The proceeding to fix the liability of bail on a forfeited recognizance, taken in a State case, is a civil action. It is a rule of this court, well and long established, that in such proceeding no objection can be taken to the manner of arrest, or the sufficiency of the indictment, provided the recognizance or bond be taken by an officer authorized by law to take and approve such bond. The undertaking of bail binds the parties for the appearance of the defendant. — Code of 1876, §§4852, 4853; The State v. Weaver, 18 Ala. 293; State v. Eldred, 31 Ala. 393; and other authorities on the brief of the Attorney-General.

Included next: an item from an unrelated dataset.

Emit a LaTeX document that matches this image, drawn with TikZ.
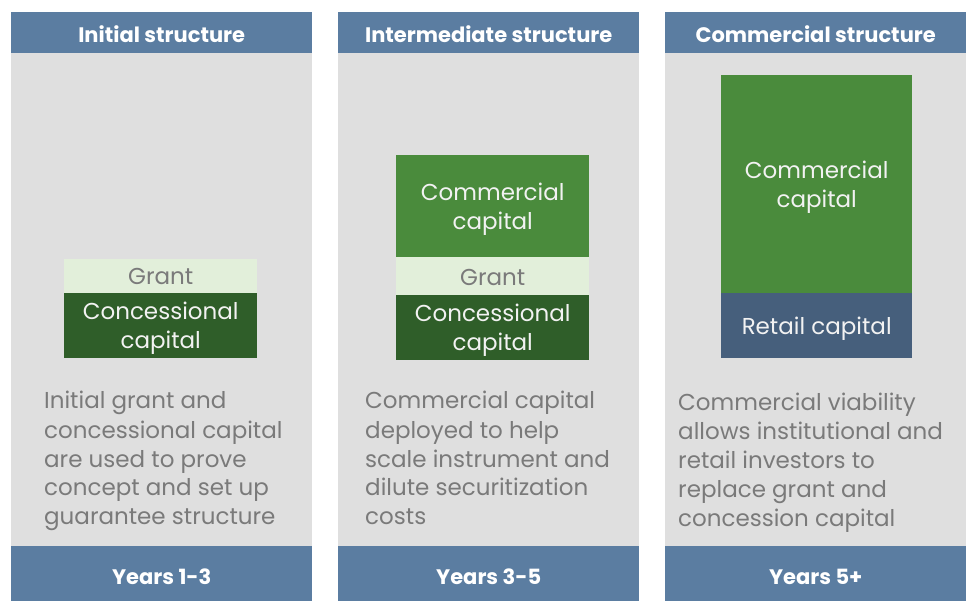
\documentclass[tikz,border=0pt]{standalone}
\usepackage{fontspec}
\setmainfont{Poppins}
\definecolor{hdr}{HTML}{5B7DA1}
\definecolor{panel}{HTML}{DFDFDF}
\definecolor{comm}{HTML}{4A8B3C}
\definecolor{conc}{HTML}{2F5E29}
\definecolor{grantc}{HTML}{E2EFDA}
\definecolor{retail}{HTML}{465F7C}
\definecolor{bodytxt}{HTML}{7A7A7A}
\definecolor{boxtxt}{HTML}{F2F2F2}
\begin{document}
\begin{tikzpicture}[x=1pt,y=-1pt,
  band/.style={fill=hdr,draw=none,inner sep=0pt,anchor=north west,minimum width=301pt,text=white,font=\fontsize{21}{24}\selectfont\bfseries},
  panelbox/.style={fill=panel,draw=none,inner sep=0pt,anchor=north west,minimum width=301pt,minimum height=493pt},
  cap/.style={fill=#1,draw=none,inner sep=0pt,anchor=north west,align=center,text depth=0pt,text=boxtxt,font=\fontsize{23}{29}\selectfont},
  bodytext/.style={anchor=base west,inner sep=0pt,align=left,text=bodytxt,font=\fontsize{23}{29}\selectfont}
]
\useasboundingbox (0,0) rectangle (967,601);
% headers
\node[band,minimum height=43pt] (h1) at (11,12) {Initial structure};
\node[band,minimum height=43pt] (h2) at (338,12) {Intermediate structure};
\node[band,minimum height=43pt] (h3) at (665,12) {Commercial structure};
% panels
\node[panelbox] (p1) at (11,53) {};
\node[panelbox] (p2) at (338,53) {};
\node[panelbox] (p3) at (665,53) {};
% footers
\node[band,minimum height=62pt] (f1) at (11,546) {Years 1-3};
\node[band,minimum height=62pt] (f2) at (338,546) {Years 3-5};
\node[band,minimum height=62pt] (f3) at (665,546) {Years 5+};
% column 1 stack
\node[cap=grantc,text=bodytxt,minimum width=193pt,minimum height=34pt] (g1) at (64,259) {Grant};
\node[cap=conc,minimum width=193pt,minimum height=65pt] (c1) at (64,293) {Concessional\\capital};
% column 2 stack
\node[cap=comm,minimum width=193pt,minimum height=102pt] (m2) at (396,155) {Commercial\\capital};
\node[cap=grantc,text=bodytxt,minimum width=193pt,minimum height=40pt] (g2) at (396,257) {Grant};
\node[cap=conc,minimum width=193pt,minimum height=65pt] (c2) at (396,295) {Concessional\\capital};
% column 3 stack
\node[cap=comm,minimum width=191pt,minimum height=218pt] (m3) at (721,75) {Commercial\\capital};
\node[cap=retail,minimum width=191pt,minimum height=65pt] (r3) at (721,293) {Retail capital};
% descriptions (base anchor = last line's baseline)
\node[bodytext] (d1) at (44,525) {Initial grant and\\concessional capital\\are used to prove\\concept and set up\\guarantee structure};
\node[bodytext] (d2) at (365,525) {Commercial capital\\deployed to help\\scale instrument and\\dilute securitization\\costs};
\node[bodytext] (d3) at (678,526) {Commercial viability\\allows institutional and\\retail investors to\\replace grant and\\concession capital};
\end{tikzpicture}
\end{document}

In the case of Cross v. The State, at this term, we discussed the question of irregularities in the selection, drawing, and summoning of grand jurors, under our statutes, and determined the character of errors or irregularities therein committed that would avail to quash or set aside an indictment, found by a body so constituted. We said, however, that such errors or irregularities will not avail, when collaterally presented. We have examined Portis v. The State (23 Miss. 578), Miller v. The State (33 Miss. 356), Nichols ats State (2 South. N. J. 539), and State of Iowa v. Carr (4 Iowa, 289), and have no disposition to depart from our own well-considered rulings. A defendant out on bail, taken and approved by the proper officer, can not be heard to question the sufficiency of the indictment or warrant under which he was arrested, unless he is present in court to abide such order as the court may make in the premises.
The judgment is affirmed.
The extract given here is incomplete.